The study included 152 older women (aged ≥60 years), in whom body composition was measured using dual energy X-ray absorptiometry. Physical tests―such as the static balance, the chair stand, and the 4-m walking tests―were used to evaluate physical function. Functional capacity and engagement in physical activity (PA) were obtained from self-reports.
Researchers found a significant and inverse correlation between scores on the short physical performance battery (SPPB) and physical activity during leisure time.
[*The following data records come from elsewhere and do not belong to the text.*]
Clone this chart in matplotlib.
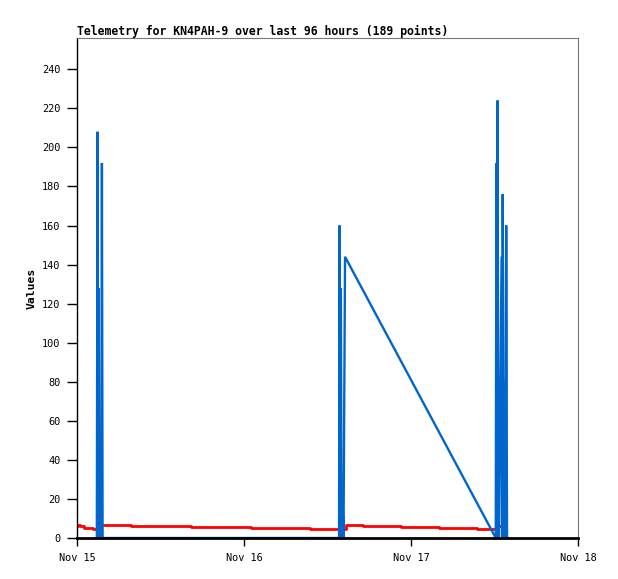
import numpy as np
import pandas as pd
import matplotlib
matplotlib.use("Agg")
import matplotlib.pyplot as plt

# hours after Nov 15 00:00
start = pd.Timestamp("2024-11-15")

blue_hours = [2.85, 2.95, 3.05, 3.12, 3.22, 3.50, 3.58, 3.68,
              37.66, 37.74, 37.84, 37.92, 38.02, 38.18, 38.30, 38.52,
              60.18, 60.28, 60.36, 60.45, 60.55, 60.65, 61.02, 61.10,
              61.18, 61.37, 61.45, 61.52, 61.60, 61.68, 61.80, 61.90]
blue_vals = [0, 208, 0, 128, 0, 0, 192, 0,
             0, 160, 0, 128, 0, 16, 0, 144,
             0, 192, 0, 224, 0, 0, 144, 0,
             176, 0, 80, 0, 0, 160, 0, 0]

red_hours = [0.0, 0.15, 0.4, 1.0, 2.3, 3.2, 7.76, 16.4, 25.0, 33.5,
             38.6, 41.1, 46.6, 52.0, 57.5, 60.55, 60.9]
red_vals = [6.2, 6.9, 6.2, 5.1, 4.6, 6.7, 6.2, 5.6, 5.0, 4.5,
            6.7, 6.2, 5.6, 5.0, 4.5, 6.2, 6.2]

xtick_labels = ["Nov 15", "Nov 16", "Nov 17", "Nov 18"]

blue_t = start + pd.to_timedelta(blue_hours, unit="h")
red_t = start + pd.to_timedelta(red_hours, unit="h")

mono = "DejaVu Sans Mono"
fig = plt.figure(figsize=(6.18, 5.79), dpi=100)
ax = fig.add_axes([77 / 618, 1 - 538 / 579, 501 / 618, 500 / 579])

ax.plot(red_t, red_vals, color="#ff0000", lw=2.0, drawstyle="steps-post", zorder=2)
ax.plot(blue_t, blue_vals, color="#0066cc", lw=1.7, solid_joinstyle="bevel", zorder=3)

ax.set_xlim(start, start + pd.Timedelta(days=3))
ax.set_ylim(0, 256)
ax.set_yticks(np.arange(0, 241, 20))
ax.set_xticks(pd.date_range(start, periods=4, freq="D"))
ax.set_xticklabels(xtick_labels)

for lbl in ax.get_xticklabels() + ax.get_yticklabels():
    lbl.set_fontfamily(mono)
    lbl.set_fontsize(7.4)

ax.tick_params(axis="y", length=7, width=1, pad=5, direction="out")
ax.tick_params(axis="x", length=6, width=1, pad=5, direction="out")

for s in ["top", "right"]:
    ax.spines[s].set_color("#777777")
    ax.spines[s].set_linewidth(0.8)
ax.spines["left"].set_color("black")
ax.spines["left"].set_linewidth(1.0)
ax.spines["bottom"].set_color("black")
ax.spines["bottom"].set_linewidth(2.0)
ax.spines["bottom"].set_zorder(4)

ax.set_title("Telemetry for KN4PAH-9 over last 96 hours (189 points)",
             loc="left", fontfamily=mono, fontsize=8.3, fontweight="bold", pad=2)
ax.set_ylabel("Values", fontfamily=mono, fontsize=8.2, fontweight="bold")
ax.yaxis.set_label_coords(-0.08, 0.5)

fig.savefig("out.png", dpi=100)
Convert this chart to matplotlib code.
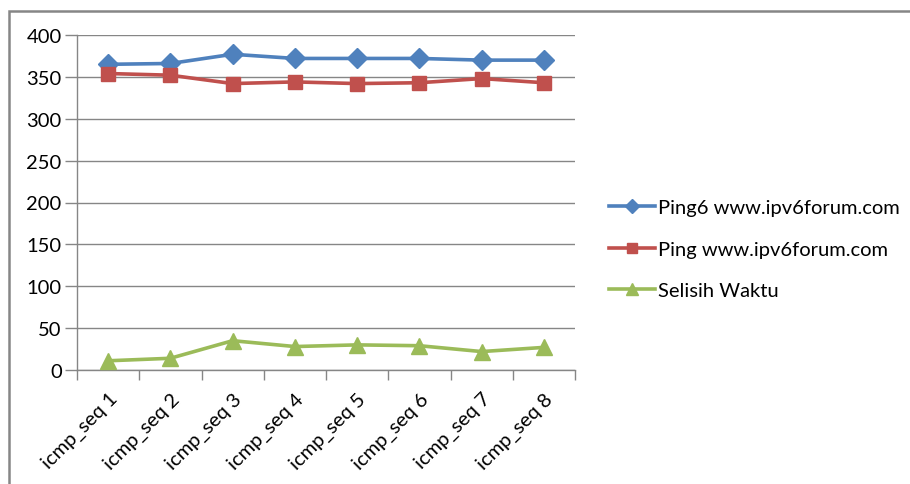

This interaction was observed in those with (β, 0.94. 95 percent confidence interval [CI], 0.37–1.50; p<0.05) or without (β, 0.20, 95 percent CI, 0.01–0.39; p<0.05) OSO.
In participants with OSO, the correlation remained significant even after adjusting for age, depression, hypertension, body mass index, income, and surgery (β, 0.88, 95 percent CI, 0.31–1.46; p<0.05).
Similarly, leisure-time exercise also correlated with better dependence in activities of daily living, both in participants with (β, –1.13, 95 percent CI, –1.73 to –0.53; p<0.01) and without (β, –0.24, 95 percent CI, –0.42 to –0.06; p<0.05) OSO. In both subgroups, this remained true even after controlling for confounders.
Moreover, total habitual exercise also led to better dependence in both patient subgroups and in both unadjusted and adjusted analyses.
“Preventive measures such as the participation of this public in places that supervise and offer the practice of exercises directed to maintenance of functional capacity can contribute to the quality of life of this population,” researchers said.